Ad ogni modo, i risultati immediati di quella telefonata sono stati il reciproco invio di un ambasciatore a Pechino e di un rappresentante speciale a Kiev, e il plauso della comunità internazionale che, seppur con la dovuta prudenza, l’ha salutata come “un primo passo importante”. La sensazione è che la Cina consideri sempre di più la Russia un partner a tutti gli effetti. Detto altrimenti, significa che i legami commerciali ed economici tra Mosca e Pechino continueranno ad andare avanti, anche a rafforzarsi, fino a quando questo non sarà d’intralcio ad una delle parti coinvolte.
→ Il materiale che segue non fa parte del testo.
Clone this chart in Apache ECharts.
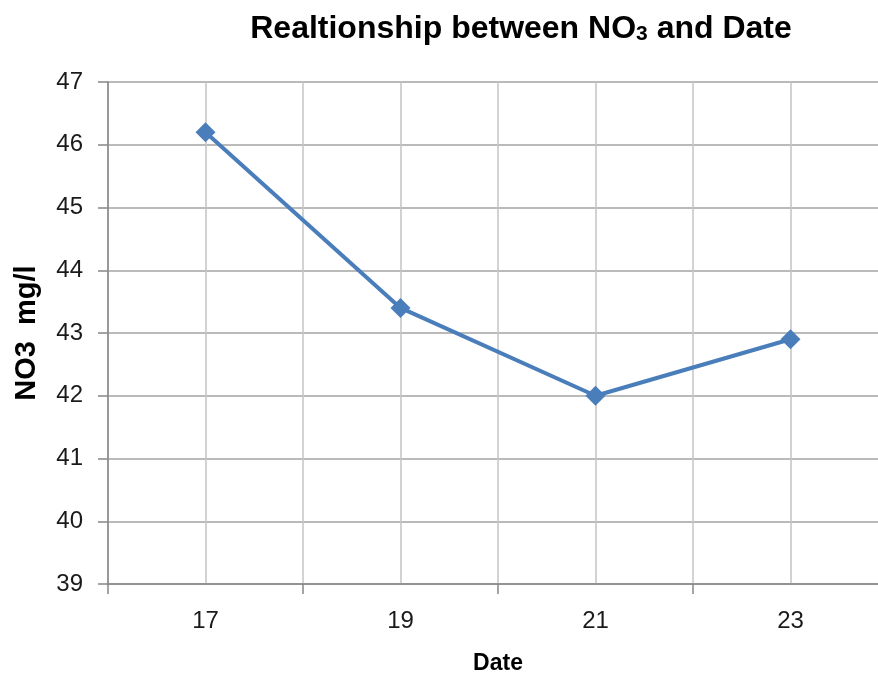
<!DOCTYPE html>
<html>
<head>
<meta charset="utf-8">
<script src="https://cdn.jsdelivr.net/npm/echarts@6/dist/echarts.min.js"></script>
<style>
  html, body { margin: 0; padding: 0; background: #fff; overflow: hidden; }
  #chart { width: 888px; height: 675px; }
</style>
</head>
<body>
<div id="chart"></div>
<script>
// Sampling dates and measured nitrate concentration
const dates = [17, 19, 21, 23];
const no3 = [46.2, 43.4, 42.0, 42.9];
// Axis ranges and label positions
const dateLabels = [17, 19, 21, 23];
const dateMin = 16, dateMax = 24, dateStep = 2;
const yMin = 39, yMax = 47, yStep = 1;

const points = dates.map((d, i) => [d, no3[i]]);
const font = "'Liberation Sans', Arial, sans-serif";
const axisColor = '#868686';

const chart = echarts.init(document.getElementById('chart'), null, { renderer: 'canvas' });
chart.setOption({
  animation: false,
  backgroundColor: '#ffffff',
  title: {
    text: '{a|Realtionship between NO}{b|3}{a| and Date}',
    left: 516,
    textAlign: 'center',
    top: 8,
    textStyle: {
      rich: {
        a: { fontFamily: font, fontWeight: 'bold', fontSize: 32, color: '#000' },
        b: { fontFamily: font, fontWeight: 'bold', fontSize: 21, color: '#000', verticalAlign: 'bottom', padding: [10, 0, 0, 0] }
      }
    }
  },
  grid: { left: 108, top: 82, width: 780, height: 502, containLabel: false, outerBoundsMode: 'none' },
  xAxis: {
    type: 'value',
    min: dateMin, max: dateMax, interval: dateStep,
    name: 'Date',
    nameLocation: 'middle',
    nameGap: 68,
    nameTextStyle: { fontFamily: font, fontWeight: 'bold', fontSize: 23, color: '#000' },
    axisLine: { show: true, lineStyle: { color: axisColor, width: 1.5 } },
    axisTick: { show: true, length: 10, lineStyle: { color: axisColor, width: 1.5 } },
    axisLabel: { customValues: dateLabels, margin: 25, fontFamily: font, fontSize: 24, color: '#1a1a1a' },
    splitLine: { show: true, lineStyle: { color: '#c4c4c4', width: 1.5 } },
    minorTick: { show: false, splitNumber: 2 },
    minorSplitLine: { show: true, lineStyle: { color: '#c4c4c4', width: 1.5 } }
  },
  yAxis: {
    type: 'value',
    min: yMin, max: yMax, interval: yStep,
    name: 'NO3  mg/l',
    nameLocation: 'middle',
    nameRotate: 90,
    nameGap: 67,
    nameTextStyle: { fontFamily: font, fontWeight: 'bold', fontSize: 29, color: '#000' },
    axisLine: { show: true, lineStyle: { color: axisColor, width: 1.5 } },
    axisTick: { show: true, length: 10, lineStyle: { color: axisColor, width: 1.5 } },
    axisLabel: { margin: 25, fontFamily: font, fontSize: 24, color: '#1a1a1a' },
    splitLine: { show: true, lineStyle: { color: '#a3a3a3', width: 1.7 } }
  },
  series: [{
    type: 'line',
    data: points,
    symbol: 'diamond',
    symbolSize: 20,
    lineStyle: { color: '#4a7ebb', width: 4 },
    itemStyle: { color: '#4a7ebb' },
    clip: false
  }]
});
</script>
</body>
</html>
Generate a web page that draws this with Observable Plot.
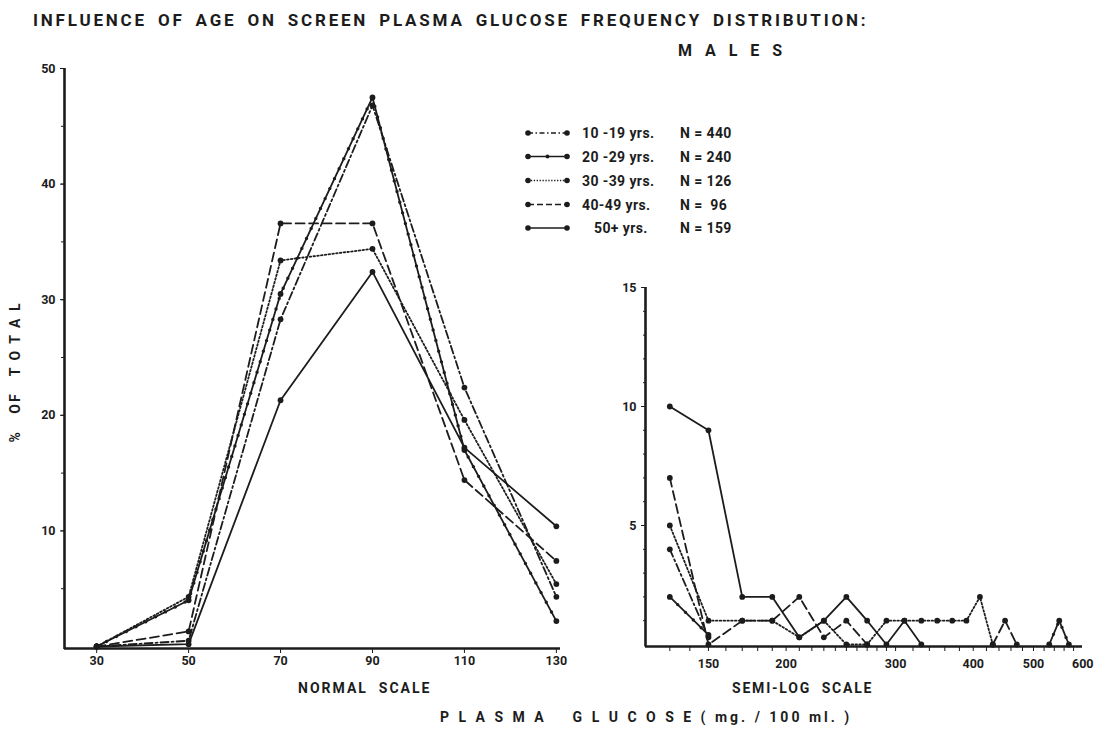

La Cina ha lanciato un primo segnale. Colto al balzo dagli Stati Uniti. Già, perché secondo quanto riportato dal Washington Post, Washington starebbe iniziando a credere alla svolta cinese, al fatto che il Dragone possa svolgere un ruolo di pacificatore nel conflitto. Il Segretario di Stato Usa, Antony Blinken, ha aperto al gigante asiatico, affermando che il colloquio tra Xi e Zelensky è stato ” positivo, perché è di vitale importanza che la Cina e altri paesi che hanno cercato di promuovere la pace ascoltino la vittima, non solo l’aggressore”. E dunque, dopo una possibile controffensiva ridotta ucraina, Pechino potrebbe spingere per far ripartire i negoziati. Il condizionale è d’obbligo, ma l’ipotesi, intanto, sembra trovare d’accordo vari funzionari Usa.